__Aim__: Copy every line from the records below that holds the word "this".

__Saved entries__:
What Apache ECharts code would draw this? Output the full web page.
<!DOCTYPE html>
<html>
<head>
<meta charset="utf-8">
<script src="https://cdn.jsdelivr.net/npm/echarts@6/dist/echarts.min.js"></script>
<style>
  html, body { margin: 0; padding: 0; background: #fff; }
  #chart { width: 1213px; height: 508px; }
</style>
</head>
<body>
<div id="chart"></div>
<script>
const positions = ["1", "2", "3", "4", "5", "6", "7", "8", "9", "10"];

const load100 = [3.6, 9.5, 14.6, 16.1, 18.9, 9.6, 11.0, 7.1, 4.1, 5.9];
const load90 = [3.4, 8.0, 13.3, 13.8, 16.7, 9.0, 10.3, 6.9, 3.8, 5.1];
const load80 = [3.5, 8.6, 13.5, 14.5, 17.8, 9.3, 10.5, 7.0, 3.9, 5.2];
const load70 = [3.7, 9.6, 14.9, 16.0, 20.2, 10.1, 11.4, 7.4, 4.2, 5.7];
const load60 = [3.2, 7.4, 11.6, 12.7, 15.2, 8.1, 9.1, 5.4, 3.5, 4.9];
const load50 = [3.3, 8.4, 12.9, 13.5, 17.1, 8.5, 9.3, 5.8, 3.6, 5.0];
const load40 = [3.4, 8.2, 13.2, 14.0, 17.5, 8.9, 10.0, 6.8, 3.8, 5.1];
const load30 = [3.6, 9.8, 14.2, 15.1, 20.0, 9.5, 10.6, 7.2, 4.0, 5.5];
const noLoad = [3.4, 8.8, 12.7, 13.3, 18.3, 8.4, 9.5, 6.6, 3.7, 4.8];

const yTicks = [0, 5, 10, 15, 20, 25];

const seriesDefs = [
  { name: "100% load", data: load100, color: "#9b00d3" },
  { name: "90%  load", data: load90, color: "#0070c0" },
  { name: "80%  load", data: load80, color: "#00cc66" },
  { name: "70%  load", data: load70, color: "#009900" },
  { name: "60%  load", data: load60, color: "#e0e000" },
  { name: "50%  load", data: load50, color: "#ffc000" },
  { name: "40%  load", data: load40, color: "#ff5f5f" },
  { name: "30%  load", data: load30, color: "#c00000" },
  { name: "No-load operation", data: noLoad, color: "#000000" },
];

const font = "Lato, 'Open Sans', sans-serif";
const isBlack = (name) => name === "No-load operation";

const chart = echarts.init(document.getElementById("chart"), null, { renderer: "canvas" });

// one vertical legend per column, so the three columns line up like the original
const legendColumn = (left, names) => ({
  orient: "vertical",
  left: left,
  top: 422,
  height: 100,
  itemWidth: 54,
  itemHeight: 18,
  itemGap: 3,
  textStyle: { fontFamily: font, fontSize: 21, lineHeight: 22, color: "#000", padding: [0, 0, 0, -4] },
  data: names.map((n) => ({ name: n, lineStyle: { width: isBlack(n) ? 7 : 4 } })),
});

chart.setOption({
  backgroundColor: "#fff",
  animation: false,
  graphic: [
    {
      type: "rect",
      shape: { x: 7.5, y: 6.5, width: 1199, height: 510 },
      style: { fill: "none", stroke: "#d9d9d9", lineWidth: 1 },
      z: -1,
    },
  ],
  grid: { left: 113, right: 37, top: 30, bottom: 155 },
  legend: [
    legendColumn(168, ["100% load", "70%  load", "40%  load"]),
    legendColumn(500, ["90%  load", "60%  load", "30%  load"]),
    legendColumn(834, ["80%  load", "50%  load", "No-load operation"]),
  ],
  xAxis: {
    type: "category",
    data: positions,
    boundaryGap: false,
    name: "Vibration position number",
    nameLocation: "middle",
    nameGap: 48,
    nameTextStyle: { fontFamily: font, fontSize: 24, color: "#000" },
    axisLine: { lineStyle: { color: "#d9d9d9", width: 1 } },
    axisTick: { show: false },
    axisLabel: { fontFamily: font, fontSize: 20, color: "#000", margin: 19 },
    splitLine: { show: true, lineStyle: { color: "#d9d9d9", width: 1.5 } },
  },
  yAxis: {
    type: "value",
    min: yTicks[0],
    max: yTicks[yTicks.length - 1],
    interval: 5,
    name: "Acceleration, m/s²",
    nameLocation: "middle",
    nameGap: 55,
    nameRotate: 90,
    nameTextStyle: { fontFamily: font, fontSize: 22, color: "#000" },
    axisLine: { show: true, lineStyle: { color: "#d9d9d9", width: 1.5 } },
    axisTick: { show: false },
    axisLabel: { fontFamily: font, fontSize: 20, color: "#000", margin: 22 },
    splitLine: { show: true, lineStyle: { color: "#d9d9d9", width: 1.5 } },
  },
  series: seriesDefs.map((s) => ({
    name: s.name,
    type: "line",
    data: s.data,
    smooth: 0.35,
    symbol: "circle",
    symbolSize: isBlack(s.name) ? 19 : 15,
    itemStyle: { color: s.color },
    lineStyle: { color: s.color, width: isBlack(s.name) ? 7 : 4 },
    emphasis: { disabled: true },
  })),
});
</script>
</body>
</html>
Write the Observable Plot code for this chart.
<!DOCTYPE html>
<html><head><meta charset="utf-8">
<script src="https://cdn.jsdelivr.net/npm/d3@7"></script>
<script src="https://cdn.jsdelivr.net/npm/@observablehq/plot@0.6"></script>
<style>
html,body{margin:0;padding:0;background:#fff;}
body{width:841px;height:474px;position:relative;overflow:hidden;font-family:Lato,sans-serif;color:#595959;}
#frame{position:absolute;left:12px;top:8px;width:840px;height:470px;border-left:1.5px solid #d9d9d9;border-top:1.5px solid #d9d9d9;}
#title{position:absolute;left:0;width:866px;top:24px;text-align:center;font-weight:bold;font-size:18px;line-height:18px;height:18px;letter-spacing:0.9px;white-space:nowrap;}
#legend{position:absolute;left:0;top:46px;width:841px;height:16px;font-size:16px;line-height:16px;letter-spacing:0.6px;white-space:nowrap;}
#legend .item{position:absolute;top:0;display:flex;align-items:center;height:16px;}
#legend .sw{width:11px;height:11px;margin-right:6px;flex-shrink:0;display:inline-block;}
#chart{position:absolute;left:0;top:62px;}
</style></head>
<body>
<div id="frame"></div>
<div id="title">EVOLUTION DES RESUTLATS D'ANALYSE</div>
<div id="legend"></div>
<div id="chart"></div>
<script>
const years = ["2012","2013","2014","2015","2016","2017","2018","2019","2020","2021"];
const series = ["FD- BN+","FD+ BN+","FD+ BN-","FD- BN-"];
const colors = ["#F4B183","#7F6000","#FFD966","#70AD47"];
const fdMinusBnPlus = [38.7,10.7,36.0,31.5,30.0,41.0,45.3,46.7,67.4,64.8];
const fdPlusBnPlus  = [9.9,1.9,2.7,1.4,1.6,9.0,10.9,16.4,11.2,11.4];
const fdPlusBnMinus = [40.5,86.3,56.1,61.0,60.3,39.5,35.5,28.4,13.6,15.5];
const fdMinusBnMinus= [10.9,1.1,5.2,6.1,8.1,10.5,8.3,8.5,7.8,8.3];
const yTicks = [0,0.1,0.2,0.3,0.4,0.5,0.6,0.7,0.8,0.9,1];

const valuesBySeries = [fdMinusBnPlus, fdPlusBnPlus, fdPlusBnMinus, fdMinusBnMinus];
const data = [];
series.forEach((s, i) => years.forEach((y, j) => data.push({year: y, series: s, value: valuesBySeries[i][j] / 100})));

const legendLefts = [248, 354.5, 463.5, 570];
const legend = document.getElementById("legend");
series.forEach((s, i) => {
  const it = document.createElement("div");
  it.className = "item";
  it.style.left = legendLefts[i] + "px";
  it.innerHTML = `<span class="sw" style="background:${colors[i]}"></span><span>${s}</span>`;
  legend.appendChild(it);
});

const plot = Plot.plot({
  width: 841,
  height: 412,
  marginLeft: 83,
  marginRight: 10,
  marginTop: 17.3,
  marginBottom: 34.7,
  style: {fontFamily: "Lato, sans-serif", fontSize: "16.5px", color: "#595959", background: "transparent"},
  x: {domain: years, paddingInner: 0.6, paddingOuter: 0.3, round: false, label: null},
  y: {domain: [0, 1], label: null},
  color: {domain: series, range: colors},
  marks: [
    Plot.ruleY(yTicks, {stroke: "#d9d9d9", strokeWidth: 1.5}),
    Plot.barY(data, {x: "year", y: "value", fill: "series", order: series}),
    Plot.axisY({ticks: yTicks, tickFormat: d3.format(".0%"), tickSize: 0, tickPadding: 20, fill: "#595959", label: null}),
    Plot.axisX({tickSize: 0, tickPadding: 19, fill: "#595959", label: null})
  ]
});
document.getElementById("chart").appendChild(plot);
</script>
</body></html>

__Response__:
What Apache ECharts code would draw this? Output the full web page.
Write the Observable Plot code for this chart.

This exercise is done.